MORGANTOWN, W.Va. — On the 11th day of spring, West Virginia and No. 22 Oklahoma played the rubber game of their weekend series amid snow flurries and blustery winds.
“Advantage Mountaineers,” said coach Randy Mazey.
While the weather might’ve assisted, Kade Strowd’s repeated ability to escape jams and Marques Inman’s two-run homer were the real factors in a 5-1 victory Sunday.
After dropping their first four Big 12 games, the Mountaineers (16-11, 2-4) achieved a better frame of mind by posting back-to back wins over the Sooners (22-7, 4-2).
“We’re creeping back in,” Mazey said.
Mixing eight walks with seven strikeouts, Strowd (3-2) threw 115 pitches while surviving five innings of one-run baseball.
“I was talking to guys in the dugout about how I could barely feel the ball when I was releasing it from my hand,” Strowd said. “It really is about being tough and being on your stuff that day.”
Oklahoma left the bases loaded in the first when Strowd fanned Conor McKenna on three pitches. Two runners were aboard in the second when Strowd coaxed a ground out. In the fifth, the West Virginia right-hander made his final pitch to strike out Cade Cavailli and strand two more.
“It comes down to how bad do you want to get out of this inning? How bad do you not want that guy to score?” Strowd said.
Oklahoma finished 0-of-11 with runners in scoring position, though Mazey would prefer Strowd’s not create so many panic situations.
“His two biggest wins of the year — this one and Oregon State — in this one he walked eight and that one he walked nine,” Mazey said. “It’s not the way you draw it up. It’s just a testament to what he does when the guys get on. He makes great pitches when he has to.
“He can make adjustments while he’s out there. He’s the right guy to have on the mound when there’s men on base because he never gets rattled.”

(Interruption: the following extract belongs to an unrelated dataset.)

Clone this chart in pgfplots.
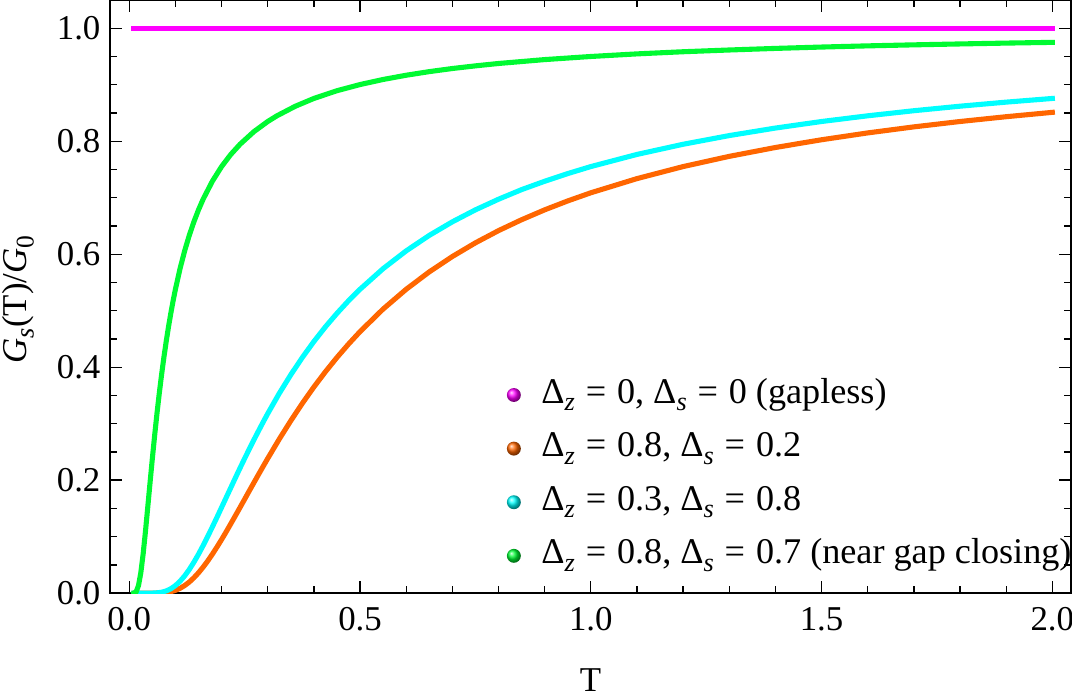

Oklahoma left-hander Levi Prater (5-2) entered with a 0.98 ERA and a 46-7 strikeouts-to-walks ratio in 36 innings. With snow swirling, he looked uncomfortable in walking Tyler Doanes and Brandon White to open the game. That led to a 1-0 deficit when Inman’s grounder was mishandled.
“The harder it was snowing the happier I was. To be good in it, you have to practice in it, and we do that all the time,” Mazey said.
Inman made it 3-0 in the third, blasting a 2-0 pitch over the left-field bullpen for his fifth homer. It was the second homer surrendered this season by Prater, who was tagged for four runs over three-plus innings.
“It was a good count in my favor. I wanted to make sure I didn’t miss it,” Inman said.
Prater exited the game in the fourth inning after walking leadoff man Tevin Tucker, who subsequently scored on a Doanes sac-fly. Reliever Jaret Goodman also gave up a run on Darius Hill’s groundout.
West Virginia’s bullpen delivered four shutout innings, including Sam Kessler getting the final four outs for his fourth save. Middle reliever Ryan Bergert escaped a first-and-third situation in the sixth inning when Brandon White made a lunging catch against the centerfield wall to rob Oklahoma’s Brylie Ware.
“That was a game-changer for sure,” Mazey said. “It could’ve been 5-3 at that point.”
West Virginia’s pitchers capped a stellar series in which they gave up a combined seven runs to Oklahoma, who came in averaging 6.8 runs per game.
“It was a really tough day to play,” Oklahoma coach Skip Johnson said. “It was snowing and the environment wasn’t good, but I think the biggest thing was that we lost the rhythm of the game in the first couple of innings.”